I was given the opportunity to work for Rep. Ellen Roberts this session and for the Winter 09 semester. I have learned a great deal about politics this session and even more about the people of our state even more. Part of my experience is to see firsthand what a state representative does on a daily basis. It is educational in the relationships the representatives share with one another and the debates, which occur on the floor. It is in those debates that the people who are our elected representatives actually represent their respective district. House District 59 has concerns, which are different from that of House District 50 that is my own hometown of Greeley.

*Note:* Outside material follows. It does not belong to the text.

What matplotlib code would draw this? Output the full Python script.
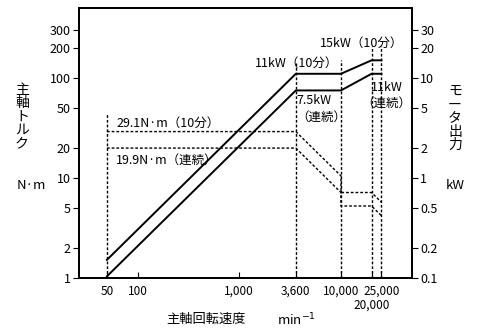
import matplotlib
matplotlib.use("Agg")
import matplotlib.pyplot as plt
from matplotlib.ticker import NullLocator
from matplotlib.transforms import blended_transform_factory

plt.rcParams['font.family'] = ['Noto Sans CJK JP', 'DejaVu Sans']

# power curves (kW, right axis)
speed_pw = [50, 3600, 10000, 20000, 25000]
power_10min = [0.152, 11, 11, 15, 15]
power_cont = [0.104, 7.5, 7.5, 11, 11]

# torque curves (N·m, left axis)
speed_tq = [50, 3600, 10000, 10000, 20000, 25000]
torque_10min = [29.1, 29.1, 10.5, 7.16, 7.16, 5.73]
torque_cont = [19.9, 19.9, 7.16, 5.25, 5.25, 4.2]

# vertical guide lines: speed, top (N·m)
guide_speed = [50, 3600, 10000, 20000, 25000]
guide_top = [45, 140, 150, 210, 210]

xticks = [50, 100, 1000, 3600, 10000, 20000, 25000]
xticklabels = ['50', '100', '1,000', '3,600', '10,000', '', '25,000']
yticks_l = [1, 2, 5, 10, 20, 50, 100, 200, 300]
yticks_r = [0.1, 0.2, 0.5, 1, 2, 5, 10, 20, 30]

fig = plt.figure(figsize=(4.78, 3.33), dpi=100)
ax = fig.add_axes([0.165, 0.165, 0.697, 0.811])
ax.set_xscale('log')
ax.set_yscale('log')
ax.set_xlim(26.5, 50000)
ax.set_ylim(1, 500)

dot = (0, (2, 1.4))
for s, t in zip(guide_speed, guide_top):
    ax.plot([s, s], [1, t], color='black', lw=1, ls=dot)
ax.plot(speed_tq, torque_10min, color='black', lw=1, ls=dot)
ax.plot(speed_tq, torque_cont, color='black', lw=1, ls=dot)

ax2 = ax.twinx()
ax2.set_yscale('log')
ax2.set_ylim(0.1, 50)
ax2.plot(speed_pw, power_10min, color='black', lw=1.4)
ax2.plot(speed_pw, power_cont, color='black', lw=1.4)

for a in (ax, ax2):
    for sp in a.spines.values():
        sp.set_linewidth(1.3)

ax.set_xticks(xticks)
ax.set_xticklabels(xticklabels)
ax.set_yticks(yticks_l)
ax.set_yticklabels([str(v) for v in yticks_l])
ax2.set_yticks(yticks_r)
ax2.set_yticklabels([('%g' % v) for v in yticks_r])
ax.xaxis.set_minor_locator(NullLocator())
ax.yaxis.set_minor_locator(NullLocator())
ax2.yaxis.set_minor_locator(NullLocator())
ax.tick_params(axis='x', direction='in', length=4, labelsize=8.5, pad=5)
ax.tick_params(axis='y', direction='out', length=4, labelsize=9, pad=2)
ax2.tick_params(axis='y', direction='out', length=4, labelsize=9, pad=2)

# second-row tick label for 20,000
trans = blended_transform_factory(ax.transData, ax.transAxes)
ax.text(20000, -0.1, '20,000', transform=trans, fontsize=8.5, ha='center', va='center')

fs = 9
ax.text(62, 35.5, '29.1N·m（10分）', fontsize=fs, ha='left', va='center')
ax.text(62, 15.1, '19.9N·m（連続）', fontsize=fs, ha='left', va='center')
ax2.text(9400, 14.1, '11kW（10分）', fontsize=fs, ha='right', va='center')
ax2.text(3650, 6.0, '7.5kW', fontsize=fs, ha='left', va='center')
ax2.text(3650, 4.07, '（連続）', fontsize=fs, ha='left', va='center')
ax2.text(41000, 22, '15kW（10分）', fontsize=fs, ha='right', va='center')
ax2.text(28000, 8.1, '11kW', fontsize=fs, ha='center', va='center')
ax2.text(28000, 5.6, '（連続）', fontsize=fs, ha='center', va='center')

fig.text(0.046, 0.65, '\n'.join('主軸トルク'), fontsize=10, ha='center', va='center', linespacing=0.95)
fig.text(0.066, 0.444, 'N·m', fontsize=9.5, ha='center', va='center')
fig.text(0.952, 0.645, '\n'.join('モータ出力'), fontsize=10, ha='center', va='center', linespacing=0.95)
fig.text(0.952, 0.444, 'kW', fontsize=9.5, ha='center', va='center')
fig.text(0.43, 0.04, '主軸回転速度', fontsize=9.5, ha='center', va='center')
fig.text(0.62, 0.04, 'min$^{-1}$', fontsize=9.5, ha='center', va='center')

fig.savefig('out.png', dpi=100)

Representative Roberts asks me to do different jobs on a regular basis typically has something to do with direct involvement with her constituents. Most of the time people are very courteous and have great input for Rep. Roberts to help with her position on upcoming bills. There are a few people of course who may not be happy with a position she takes and although not the best part of the job probably one the most important parts. It’s great to hear both parts of an argument and although it’s not in the nicest way people sometimes put it their opinions are just as valid as the other. This one of the main reasons why working in the capitol is great; people are involved at all levels and are willing to bring their concerns to us here. Studying about the process is one thing but being a small part of it is a whole other story.
Sal Plascencia is a third year student at Fort Lewis College and currently running for senator for Associated Students of Fort Lewis College. He is originally from Greeley, Colo., and came to Durango to attend Fort Lewis College.
I have seen a great many things, which would lead me to believe in back-door arrangements, even judgments on laws on a bias of religion taking place in the different branches of the government. Let it be said, when you are gambling with taxes and fees in the legislative vs. human lives in the judicial the gaffe is indeed less severe.
If you believe that as a race — the human race, that is — we have evolved beyond the struggle of Attica and his counterpart, well I must say that you are mistaken. We have checks and balances, good decision makers, but that does not mean that representation is always fair and equal.
Sometimes I wish I could lobby a bill while working for Rep. Roberts. The rules say I cannot, but it’s hard when I witness the best logic get overridden by a tear-jerker story given in committee; scientific discussions void of any legitimate scientist and instead lead by the church; law enforcement arguing against a bill created to help them; and of course witnesses who forget they are testifying in favor of a bill and unknowingly urge the committee to vote against it.
Everyone in the Legislature, whether they be representative or senator, takes their job seriously. The way they see their job, priorities, responsibilities, loyalties, religion, or nationalism varies. Some have openly admitted their bias, others only vote on party lines. I think we should hope for logic and research when our representative is deciding what will become law.
My boss, who is also my representative, works hard to make the right decisions with as little bias and as much bipartisanism as possible. Her work with the Commission of Criminal and Juvenile Justice could reform the broken judicial branch, and I see the Youth Advisory Council as hope for our future. I respect her effort, even on the occasions where I disagree with her.
Dross Martin is a Legislative aide for Rep. Roberts, student at Fort Lewis College, and proud Durango native. He is currently working towards an English and pre-law degree.